Stated task
Print exactly the lines running from the one that holds "Generate a web" through the one that holds "var myChart = echarts.init(dom);", please, and leave the pictures out.

Material supplied
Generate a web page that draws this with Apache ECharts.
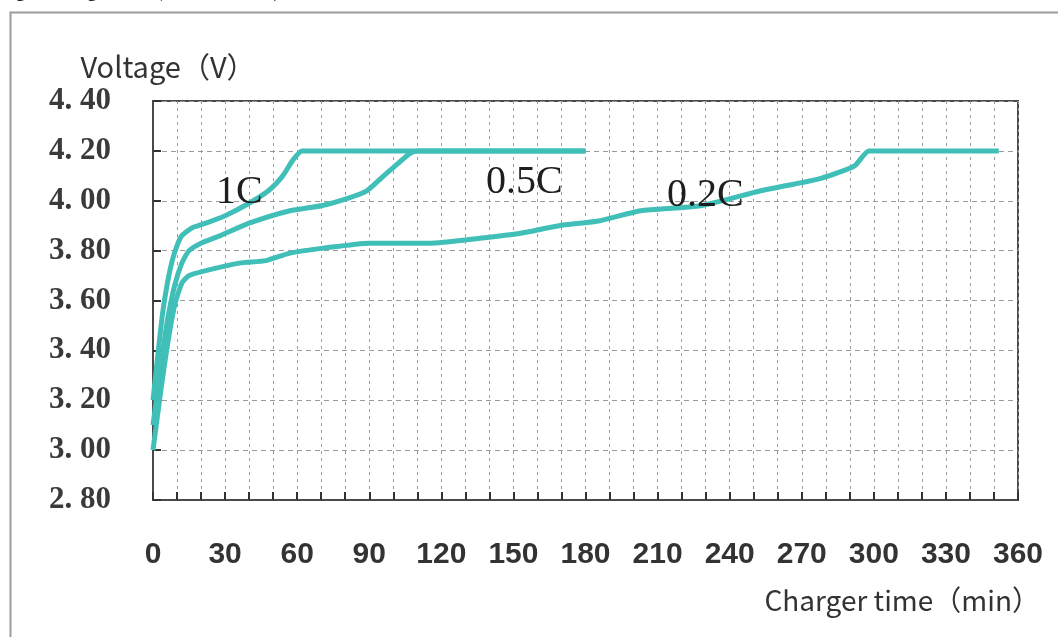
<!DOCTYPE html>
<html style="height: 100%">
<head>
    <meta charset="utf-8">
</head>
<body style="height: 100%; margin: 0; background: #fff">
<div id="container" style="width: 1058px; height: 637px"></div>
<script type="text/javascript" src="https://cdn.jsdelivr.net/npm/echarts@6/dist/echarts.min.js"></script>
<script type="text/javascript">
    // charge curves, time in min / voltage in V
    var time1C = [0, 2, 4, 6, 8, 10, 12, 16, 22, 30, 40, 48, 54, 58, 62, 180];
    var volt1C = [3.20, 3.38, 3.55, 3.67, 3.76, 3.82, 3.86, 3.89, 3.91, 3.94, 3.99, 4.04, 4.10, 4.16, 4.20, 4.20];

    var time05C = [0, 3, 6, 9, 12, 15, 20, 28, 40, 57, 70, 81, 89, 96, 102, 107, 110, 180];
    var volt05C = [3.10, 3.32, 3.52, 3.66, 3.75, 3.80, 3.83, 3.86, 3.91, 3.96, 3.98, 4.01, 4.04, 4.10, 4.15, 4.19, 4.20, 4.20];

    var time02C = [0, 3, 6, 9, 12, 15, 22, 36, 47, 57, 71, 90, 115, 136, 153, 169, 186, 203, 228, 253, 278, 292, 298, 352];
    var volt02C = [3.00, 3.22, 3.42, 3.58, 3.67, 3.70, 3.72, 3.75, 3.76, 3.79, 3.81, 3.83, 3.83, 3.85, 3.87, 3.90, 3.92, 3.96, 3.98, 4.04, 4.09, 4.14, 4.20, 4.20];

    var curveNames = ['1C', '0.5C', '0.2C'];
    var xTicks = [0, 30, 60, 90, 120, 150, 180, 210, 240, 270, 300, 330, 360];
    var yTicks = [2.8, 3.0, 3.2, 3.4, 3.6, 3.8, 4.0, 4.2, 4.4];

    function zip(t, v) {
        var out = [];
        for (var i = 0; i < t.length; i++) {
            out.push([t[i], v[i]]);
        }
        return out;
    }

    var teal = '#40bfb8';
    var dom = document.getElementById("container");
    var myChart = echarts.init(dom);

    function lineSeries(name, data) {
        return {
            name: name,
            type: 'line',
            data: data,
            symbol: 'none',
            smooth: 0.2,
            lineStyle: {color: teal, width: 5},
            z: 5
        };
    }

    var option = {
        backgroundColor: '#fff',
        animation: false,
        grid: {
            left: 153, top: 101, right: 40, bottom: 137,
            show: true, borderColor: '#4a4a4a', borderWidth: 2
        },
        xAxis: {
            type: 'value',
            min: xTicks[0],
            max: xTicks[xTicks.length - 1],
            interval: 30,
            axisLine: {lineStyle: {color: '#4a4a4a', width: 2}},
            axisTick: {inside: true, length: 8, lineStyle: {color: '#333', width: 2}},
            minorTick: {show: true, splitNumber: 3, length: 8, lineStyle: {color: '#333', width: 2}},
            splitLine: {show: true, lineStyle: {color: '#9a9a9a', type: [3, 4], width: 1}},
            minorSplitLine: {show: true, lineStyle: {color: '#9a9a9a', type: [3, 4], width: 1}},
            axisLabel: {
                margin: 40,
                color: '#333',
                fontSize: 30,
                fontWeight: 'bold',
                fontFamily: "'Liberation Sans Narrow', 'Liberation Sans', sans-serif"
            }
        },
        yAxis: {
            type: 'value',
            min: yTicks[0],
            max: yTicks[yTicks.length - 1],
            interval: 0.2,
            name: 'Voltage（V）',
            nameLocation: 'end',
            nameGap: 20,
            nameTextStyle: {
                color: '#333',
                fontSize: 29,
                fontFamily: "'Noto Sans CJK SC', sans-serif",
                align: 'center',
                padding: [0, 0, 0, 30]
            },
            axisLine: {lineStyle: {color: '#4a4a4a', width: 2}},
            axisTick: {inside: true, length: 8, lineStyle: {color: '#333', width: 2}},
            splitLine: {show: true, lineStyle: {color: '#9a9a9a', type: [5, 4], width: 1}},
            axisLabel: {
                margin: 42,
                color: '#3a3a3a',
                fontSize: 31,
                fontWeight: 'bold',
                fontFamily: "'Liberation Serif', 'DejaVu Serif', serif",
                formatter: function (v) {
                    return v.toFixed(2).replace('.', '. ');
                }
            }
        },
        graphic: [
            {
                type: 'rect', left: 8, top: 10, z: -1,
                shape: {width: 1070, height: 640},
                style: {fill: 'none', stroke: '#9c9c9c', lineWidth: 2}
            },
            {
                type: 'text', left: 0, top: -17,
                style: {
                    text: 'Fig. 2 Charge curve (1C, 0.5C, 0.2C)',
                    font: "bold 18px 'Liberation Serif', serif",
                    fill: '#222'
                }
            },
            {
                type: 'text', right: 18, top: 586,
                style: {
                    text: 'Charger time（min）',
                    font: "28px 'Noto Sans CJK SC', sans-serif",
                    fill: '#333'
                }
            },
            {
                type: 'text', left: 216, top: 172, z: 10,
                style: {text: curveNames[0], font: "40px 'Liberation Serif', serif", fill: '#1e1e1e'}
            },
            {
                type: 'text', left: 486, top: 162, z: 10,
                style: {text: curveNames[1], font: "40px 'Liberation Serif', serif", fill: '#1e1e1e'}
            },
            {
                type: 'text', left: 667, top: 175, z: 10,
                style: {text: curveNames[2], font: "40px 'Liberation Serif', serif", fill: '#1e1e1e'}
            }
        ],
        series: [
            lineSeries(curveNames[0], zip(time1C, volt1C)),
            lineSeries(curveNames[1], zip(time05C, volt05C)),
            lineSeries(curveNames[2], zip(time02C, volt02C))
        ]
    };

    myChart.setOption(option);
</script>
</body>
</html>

---

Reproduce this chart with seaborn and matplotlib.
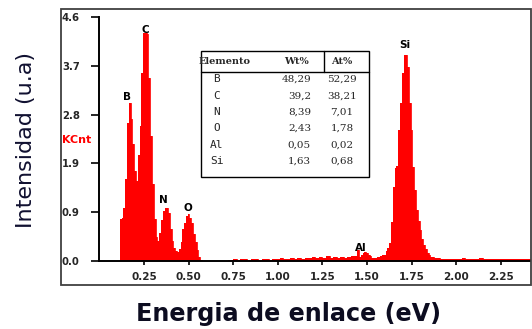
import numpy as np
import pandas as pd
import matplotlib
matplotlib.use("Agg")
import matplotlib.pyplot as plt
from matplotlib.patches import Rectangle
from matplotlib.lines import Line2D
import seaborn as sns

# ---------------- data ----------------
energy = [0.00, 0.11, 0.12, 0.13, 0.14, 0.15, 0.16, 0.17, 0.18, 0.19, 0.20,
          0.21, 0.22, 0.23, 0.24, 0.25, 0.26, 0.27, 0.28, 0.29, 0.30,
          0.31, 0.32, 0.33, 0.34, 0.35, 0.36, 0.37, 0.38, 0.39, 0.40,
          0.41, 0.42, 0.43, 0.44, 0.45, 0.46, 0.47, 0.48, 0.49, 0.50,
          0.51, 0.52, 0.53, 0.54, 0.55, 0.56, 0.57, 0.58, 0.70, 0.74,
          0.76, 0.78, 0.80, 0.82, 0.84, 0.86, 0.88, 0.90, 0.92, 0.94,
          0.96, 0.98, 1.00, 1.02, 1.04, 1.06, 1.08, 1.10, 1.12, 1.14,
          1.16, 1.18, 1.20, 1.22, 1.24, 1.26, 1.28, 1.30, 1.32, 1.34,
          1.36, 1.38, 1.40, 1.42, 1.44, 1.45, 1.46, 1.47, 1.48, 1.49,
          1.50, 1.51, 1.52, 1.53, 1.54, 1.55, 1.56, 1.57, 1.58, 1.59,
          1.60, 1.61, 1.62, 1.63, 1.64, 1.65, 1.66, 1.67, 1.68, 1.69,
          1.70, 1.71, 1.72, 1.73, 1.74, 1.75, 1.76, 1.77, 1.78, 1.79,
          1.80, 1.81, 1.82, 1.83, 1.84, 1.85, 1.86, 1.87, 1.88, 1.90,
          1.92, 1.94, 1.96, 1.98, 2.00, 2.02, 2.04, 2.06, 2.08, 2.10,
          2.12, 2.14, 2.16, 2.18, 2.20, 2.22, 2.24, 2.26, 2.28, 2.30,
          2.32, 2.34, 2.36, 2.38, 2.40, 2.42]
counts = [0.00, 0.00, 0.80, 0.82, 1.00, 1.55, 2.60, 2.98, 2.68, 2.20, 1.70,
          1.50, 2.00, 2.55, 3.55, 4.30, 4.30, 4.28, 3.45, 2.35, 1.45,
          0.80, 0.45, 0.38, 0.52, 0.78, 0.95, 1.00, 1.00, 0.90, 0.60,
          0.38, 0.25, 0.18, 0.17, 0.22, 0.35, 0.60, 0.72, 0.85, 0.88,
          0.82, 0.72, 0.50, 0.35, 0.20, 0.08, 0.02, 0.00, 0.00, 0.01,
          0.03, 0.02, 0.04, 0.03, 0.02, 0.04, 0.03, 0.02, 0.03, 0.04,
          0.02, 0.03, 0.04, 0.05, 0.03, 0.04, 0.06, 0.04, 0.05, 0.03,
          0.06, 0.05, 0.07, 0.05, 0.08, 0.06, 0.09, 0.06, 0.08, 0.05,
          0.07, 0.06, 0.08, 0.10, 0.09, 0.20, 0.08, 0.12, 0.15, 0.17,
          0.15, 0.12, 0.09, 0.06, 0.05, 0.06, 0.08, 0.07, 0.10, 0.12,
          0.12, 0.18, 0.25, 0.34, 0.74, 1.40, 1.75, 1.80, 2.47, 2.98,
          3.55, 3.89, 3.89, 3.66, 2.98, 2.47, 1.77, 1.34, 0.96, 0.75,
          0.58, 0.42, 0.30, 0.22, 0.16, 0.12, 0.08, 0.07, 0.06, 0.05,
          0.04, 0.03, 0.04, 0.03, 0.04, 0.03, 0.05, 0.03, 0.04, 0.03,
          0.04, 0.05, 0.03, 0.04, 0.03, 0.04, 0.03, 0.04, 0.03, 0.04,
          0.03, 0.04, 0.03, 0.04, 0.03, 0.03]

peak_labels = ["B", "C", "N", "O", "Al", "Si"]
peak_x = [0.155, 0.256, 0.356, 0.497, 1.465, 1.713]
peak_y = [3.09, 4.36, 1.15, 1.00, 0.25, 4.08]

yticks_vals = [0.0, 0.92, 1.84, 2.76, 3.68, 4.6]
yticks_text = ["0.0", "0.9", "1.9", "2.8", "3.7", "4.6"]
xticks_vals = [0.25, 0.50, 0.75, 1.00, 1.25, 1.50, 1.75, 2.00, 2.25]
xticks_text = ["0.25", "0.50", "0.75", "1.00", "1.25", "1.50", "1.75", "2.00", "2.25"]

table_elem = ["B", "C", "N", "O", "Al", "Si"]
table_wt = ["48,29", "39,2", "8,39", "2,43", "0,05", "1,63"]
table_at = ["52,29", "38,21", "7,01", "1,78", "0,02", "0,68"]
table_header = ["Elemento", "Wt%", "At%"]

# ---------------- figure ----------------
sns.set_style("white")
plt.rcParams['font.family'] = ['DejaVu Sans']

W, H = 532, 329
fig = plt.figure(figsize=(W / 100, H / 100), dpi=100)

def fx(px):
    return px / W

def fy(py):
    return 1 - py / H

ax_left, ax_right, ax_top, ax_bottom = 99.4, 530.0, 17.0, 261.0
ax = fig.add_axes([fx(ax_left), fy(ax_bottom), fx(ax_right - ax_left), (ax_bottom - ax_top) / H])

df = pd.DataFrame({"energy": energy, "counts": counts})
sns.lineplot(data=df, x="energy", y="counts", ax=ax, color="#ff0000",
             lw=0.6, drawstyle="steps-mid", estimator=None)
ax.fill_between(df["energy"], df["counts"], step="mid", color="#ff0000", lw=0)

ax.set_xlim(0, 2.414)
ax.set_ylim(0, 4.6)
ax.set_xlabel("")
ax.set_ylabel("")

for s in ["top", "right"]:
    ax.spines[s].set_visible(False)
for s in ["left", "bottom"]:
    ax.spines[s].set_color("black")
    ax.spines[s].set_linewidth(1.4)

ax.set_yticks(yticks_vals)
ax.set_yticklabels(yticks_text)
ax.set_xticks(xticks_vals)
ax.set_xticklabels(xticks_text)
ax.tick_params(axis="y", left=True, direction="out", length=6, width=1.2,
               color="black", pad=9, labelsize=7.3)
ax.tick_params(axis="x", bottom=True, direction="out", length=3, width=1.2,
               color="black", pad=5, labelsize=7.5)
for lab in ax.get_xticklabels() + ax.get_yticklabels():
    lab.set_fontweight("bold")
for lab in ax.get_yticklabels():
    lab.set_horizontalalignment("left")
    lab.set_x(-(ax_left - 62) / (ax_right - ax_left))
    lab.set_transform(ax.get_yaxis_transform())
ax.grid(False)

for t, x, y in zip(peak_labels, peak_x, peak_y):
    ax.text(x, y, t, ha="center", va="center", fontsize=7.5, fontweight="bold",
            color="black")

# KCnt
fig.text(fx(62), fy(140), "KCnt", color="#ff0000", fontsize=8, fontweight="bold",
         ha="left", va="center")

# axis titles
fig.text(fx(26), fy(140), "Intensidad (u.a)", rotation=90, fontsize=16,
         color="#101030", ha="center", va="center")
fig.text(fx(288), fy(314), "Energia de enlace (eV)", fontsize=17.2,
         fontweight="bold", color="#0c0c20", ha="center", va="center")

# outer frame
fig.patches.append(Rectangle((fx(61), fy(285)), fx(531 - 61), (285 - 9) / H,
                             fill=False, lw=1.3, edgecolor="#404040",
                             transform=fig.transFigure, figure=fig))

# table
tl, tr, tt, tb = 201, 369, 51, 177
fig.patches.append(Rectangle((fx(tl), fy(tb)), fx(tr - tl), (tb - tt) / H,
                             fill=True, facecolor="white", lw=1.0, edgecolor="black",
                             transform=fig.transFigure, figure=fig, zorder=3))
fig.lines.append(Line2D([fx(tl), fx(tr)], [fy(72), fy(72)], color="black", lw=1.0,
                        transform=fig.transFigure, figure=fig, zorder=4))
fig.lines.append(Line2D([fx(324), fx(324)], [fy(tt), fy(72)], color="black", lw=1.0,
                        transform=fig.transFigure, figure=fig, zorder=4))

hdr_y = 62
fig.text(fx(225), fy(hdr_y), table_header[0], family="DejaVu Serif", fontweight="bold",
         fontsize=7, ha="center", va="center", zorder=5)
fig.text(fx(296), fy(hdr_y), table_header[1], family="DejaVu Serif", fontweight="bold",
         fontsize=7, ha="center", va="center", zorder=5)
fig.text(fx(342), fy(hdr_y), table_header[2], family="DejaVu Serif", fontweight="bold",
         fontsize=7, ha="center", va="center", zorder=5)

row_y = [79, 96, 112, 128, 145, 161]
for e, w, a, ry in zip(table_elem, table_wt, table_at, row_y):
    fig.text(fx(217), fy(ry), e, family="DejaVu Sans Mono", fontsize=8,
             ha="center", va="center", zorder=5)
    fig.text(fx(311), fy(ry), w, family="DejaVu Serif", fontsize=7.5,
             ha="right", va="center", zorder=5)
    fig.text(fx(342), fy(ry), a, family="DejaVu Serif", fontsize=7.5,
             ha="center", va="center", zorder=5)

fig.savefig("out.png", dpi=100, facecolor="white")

...

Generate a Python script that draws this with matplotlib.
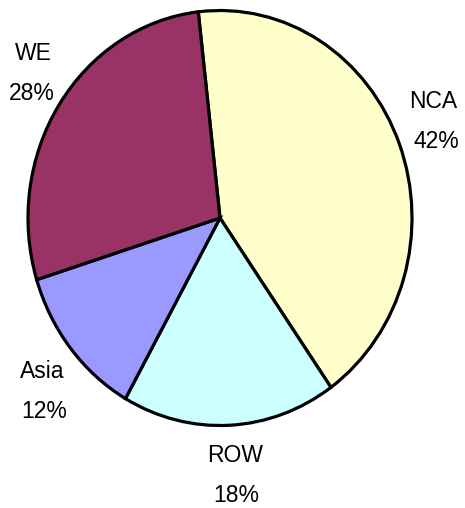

Answer to the task
Generate a web page that draws this with Apache ECharts.
<!DOCTYPE html>
<html style="height: 100%">
<head>
    <meta charset="utf-8">
</head>
<body style="height: 100%; margin: 0; background: #fff">
<div id="container" style="width: 1058px; height: 637px"></div>
<script type="text/javascript" src="https://cdn.jsdelivr.net/npm/echarts@6/dist/echarts.min.js"></script>
<script type="text/javascript">
    // charge curves, time in min / voltage in V
    var time1C = [0, 2, 4, 6, 8, 10, 12, 16, 22, 30, 40, 48, 54, 58, 62, 180];
    var volt1C = [3.20, 3.38, 3.55, 3.67, 3.76, 3.82, 3.86, 3.89, 3.91, 3.94, 3.99, 4.04, 4.10, 4.16, 4.20, 4.20];

    var time05C = [0, 3, 6, 9, 12, 15, 20, 28, 40, 57, 70, 81, 89, 96, 102, 107, 110, 180];
    var volt05C = [3.10, 3.32, 3.52, 3.66, 3.75, 3.80, 3.83, 3.86, 3.91, 3.96, 3.98, 4.01, 4.04, 4.10, 4.15, 4.19, 4.20, 4.20];

    var time02C = [0, 3, 6, 9, 12, 15, 22, 36, 47, 57, 71, 90, 115, 136, 153, 169, 186, 203, 228, 253, 278, 292, 298, 352];
    var volt02C = [3.00, 3.22, 3.42, 3.58, 3.67, 3.70, 3.72, 3.75, 3.76, 3.79, 3.81, 3.83, 3.83, 3.85, 3.87, 3.90, 3.92, 3.96, 3.98, 4.04, 4.09, 4.14, 4.20, 4.20];

    var curveNames = ['1C', '0.5C', '0.2C'];
    var xTicks = [0, 30, 60, 90, 120, 150, 180, 210, 240, 270, 300, 330, 360];
    var yTicks = [2.8, 3.0, 3.2, 3.4, 3.6, 3.8, 4.0, 4.2, 4.4];

    function zip(t, v) {
        var out = [];
        for (var i = 0; i < t.length; i++) {
            out.push([t[i], v[i]]);
        }
        return out;
    }

    var teal = '#40bfb8';
    var dom = document.getElementById("container");
    var myChart = echarts.init(dom);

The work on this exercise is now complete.